Imaginary order

The Bedford Glossary of Critical and Literary Terms - Ross Murfin 2018

Imaginary order

Imaginary order: Along with the Real and the Symbolic order, one of the three orders of subjectivity according to twentieth-century French psychoanalytic theorist and critic Jacques Lacan. The Imaginary order is most closely associated with the five senses (sight, sound, touch, taste, and smell). The human infant, who is wholly dependent on others for a prolonged period, enters the Imaginary order when it begins to experience an empowering unity of body parts and motor control. This change, in which the child anticipates mastery of its body, occurs between the ages of six and eighteen months, during what Lacan called the “mirror stage,” or “mirror phase,” of human development. At the onset of the mirror stage — that is, upon entering the Imaginary order — the child identifies with the image of wholeness (seeing its own image in the mirror, experiencing its mother as a whole body, and so on). This sense of oneness, and also of difference from others (especially the mother or primary caretaker), is established through an image or a vision of harmony that is both a mirroring and a “mirage of maturation” (a false sense of individuality and independence).
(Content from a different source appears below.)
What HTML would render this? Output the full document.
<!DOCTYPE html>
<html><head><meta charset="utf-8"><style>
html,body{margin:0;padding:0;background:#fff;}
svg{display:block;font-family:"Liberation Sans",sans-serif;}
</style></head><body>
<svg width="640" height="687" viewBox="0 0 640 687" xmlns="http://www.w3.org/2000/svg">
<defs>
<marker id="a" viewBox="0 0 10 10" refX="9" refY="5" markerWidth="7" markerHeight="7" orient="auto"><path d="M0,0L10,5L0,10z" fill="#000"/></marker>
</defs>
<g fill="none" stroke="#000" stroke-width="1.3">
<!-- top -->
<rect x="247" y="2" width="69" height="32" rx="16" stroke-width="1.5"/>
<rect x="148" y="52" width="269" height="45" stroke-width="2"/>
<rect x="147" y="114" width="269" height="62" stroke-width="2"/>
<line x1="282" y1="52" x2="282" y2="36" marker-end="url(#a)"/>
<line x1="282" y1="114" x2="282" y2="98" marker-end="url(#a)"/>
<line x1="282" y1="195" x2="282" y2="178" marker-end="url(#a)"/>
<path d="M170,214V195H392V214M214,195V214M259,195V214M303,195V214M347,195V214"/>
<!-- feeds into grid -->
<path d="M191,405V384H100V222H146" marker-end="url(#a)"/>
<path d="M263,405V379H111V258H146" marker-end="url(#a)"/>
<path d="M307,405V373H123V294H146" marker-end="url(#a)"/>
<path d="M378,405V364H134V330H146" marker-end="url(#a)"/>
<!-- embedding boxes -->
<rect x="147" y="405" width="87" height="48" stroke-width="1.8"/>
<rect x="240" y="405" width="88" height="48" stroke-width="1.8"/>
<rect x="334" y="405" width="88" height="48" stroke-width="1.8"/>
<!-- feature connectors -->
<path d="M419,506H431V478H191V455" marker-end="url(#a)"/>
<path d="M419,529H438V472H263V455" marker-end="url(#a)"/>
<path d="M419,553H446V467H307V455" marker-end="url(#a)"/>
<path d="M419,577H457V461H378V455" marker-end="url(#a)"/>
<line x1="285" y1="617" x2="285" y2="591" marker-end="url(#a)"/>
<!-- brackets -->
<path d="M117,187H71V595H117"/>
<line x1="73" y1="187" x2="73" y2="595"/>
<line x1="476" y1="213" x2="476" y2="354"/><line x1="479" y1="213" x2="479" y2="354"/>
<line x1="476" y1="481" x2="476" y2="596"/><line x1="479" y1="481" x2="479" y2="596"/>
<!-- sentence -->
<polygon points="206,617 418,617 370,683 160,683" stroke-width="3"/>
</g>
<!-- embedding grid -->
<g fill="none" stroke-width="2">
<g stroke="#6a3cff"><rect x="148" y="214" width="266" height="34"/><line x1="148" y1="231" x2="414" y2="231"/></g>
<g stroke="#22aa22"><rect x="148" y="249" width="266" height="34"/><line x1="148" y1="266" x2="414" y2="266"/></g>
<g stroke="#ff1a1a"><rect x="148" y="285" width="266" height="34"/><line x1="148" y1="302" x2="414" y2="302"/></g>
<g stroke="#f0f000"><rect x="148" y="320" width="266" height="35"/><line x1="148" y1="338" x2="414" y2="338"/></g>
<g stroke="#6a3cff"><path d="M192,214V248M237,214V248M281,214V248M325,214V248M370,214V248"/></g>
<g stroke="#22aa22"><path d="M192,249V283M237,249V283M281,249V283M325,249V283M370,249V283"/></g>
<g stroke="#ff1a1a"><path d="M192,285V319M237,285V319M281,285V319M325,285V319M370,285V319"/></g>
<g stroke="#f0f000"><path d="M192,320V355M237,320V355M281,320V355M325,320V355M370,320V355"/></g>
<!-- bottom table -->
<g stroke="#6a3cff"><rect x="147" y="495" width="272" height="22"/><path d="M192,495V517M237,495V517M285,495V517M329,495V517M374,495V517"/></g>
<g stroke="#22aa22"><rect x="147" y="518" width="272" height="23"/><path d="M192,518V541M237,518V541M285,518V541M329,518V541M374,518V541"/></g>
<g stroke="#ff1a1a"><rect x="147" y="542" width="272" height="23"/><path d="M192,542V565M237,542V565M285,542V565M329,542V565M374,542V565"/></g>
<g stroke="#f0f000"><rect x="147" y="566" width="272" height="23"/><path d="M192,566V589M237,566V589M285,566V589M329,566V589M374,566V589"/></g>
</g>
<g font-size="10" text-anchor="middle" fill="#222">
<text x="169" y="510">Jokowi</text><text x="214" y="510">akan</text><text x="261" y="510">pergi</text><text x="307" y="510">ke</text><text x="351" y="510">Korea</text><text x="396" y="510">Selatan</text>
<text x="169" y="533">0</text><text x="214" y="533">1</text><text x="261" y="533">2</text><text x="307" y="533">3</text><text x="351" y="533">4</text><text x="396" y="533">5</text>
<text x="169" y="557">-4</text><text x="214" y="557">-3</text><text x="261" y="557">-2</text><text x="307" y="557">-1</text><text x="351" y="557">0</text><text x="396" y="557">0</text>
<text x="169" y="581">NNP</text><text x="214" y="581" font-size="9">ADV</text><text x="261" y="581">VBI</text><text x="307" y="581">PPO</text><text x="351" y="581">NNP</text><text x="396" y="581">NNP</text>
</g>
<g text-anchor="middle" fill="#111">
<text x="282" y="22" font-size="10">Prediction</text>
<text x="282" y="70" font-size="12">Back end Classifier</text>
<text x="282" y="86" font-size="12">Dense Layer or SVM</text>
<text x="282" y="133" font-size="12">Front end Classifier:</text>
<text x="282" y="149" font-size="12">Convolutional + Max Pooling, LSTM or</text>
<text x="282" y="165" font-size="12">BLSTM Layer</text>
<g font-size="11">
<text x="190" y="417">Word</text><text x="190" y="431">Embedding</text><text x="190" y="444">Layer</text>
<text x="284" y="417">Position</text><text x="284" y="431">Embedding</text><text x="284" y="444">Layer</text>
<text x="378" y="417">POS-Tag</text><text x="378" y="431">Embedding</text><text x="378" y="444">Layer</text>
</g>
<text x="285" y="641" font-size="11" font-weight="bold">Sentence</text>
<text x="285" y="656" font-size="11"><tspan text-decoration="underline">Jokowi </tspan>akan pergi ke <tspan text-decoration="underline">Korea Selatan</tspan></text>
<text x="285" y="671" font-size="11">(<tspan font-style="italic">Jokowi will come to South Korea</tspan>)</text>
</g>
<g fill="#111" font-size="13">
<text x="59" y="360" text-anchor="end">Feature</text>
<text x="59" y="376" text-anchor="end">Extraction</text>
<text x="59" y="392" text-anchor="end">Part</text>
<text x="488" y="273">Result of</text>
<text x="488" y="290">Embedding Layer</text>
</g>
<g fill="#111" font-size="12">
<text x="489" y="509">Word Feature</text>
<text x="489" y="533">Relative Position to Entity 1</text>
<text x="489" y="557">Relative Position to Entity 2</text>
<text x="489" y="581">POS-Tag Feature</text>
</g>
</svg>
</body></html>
The Imaginary is a metaphor for unity, is related to the visual order, and is always part of human subjectivity. Because the subject is fundamentally separate from others and also internally divided (conscious / unconscious), the apparent coherence of the Imaginary, its fullness and grandiosity, is always false, a misrecognition that the ego (or “me”) tries to deny by imagining itself as coherent and empowered.

The Imaginary, which operates in conjunction with the Real and Symbolic, is not a stage of development equivalent to Freud’s preoedipal stage, nor is it prelinguistic. The concept of the Imaginary — like Lacan’s “schema” and terminology more generally — has proved useful to psychoanalytic and poststructuralist critics analyzing the unities and disunities within texts.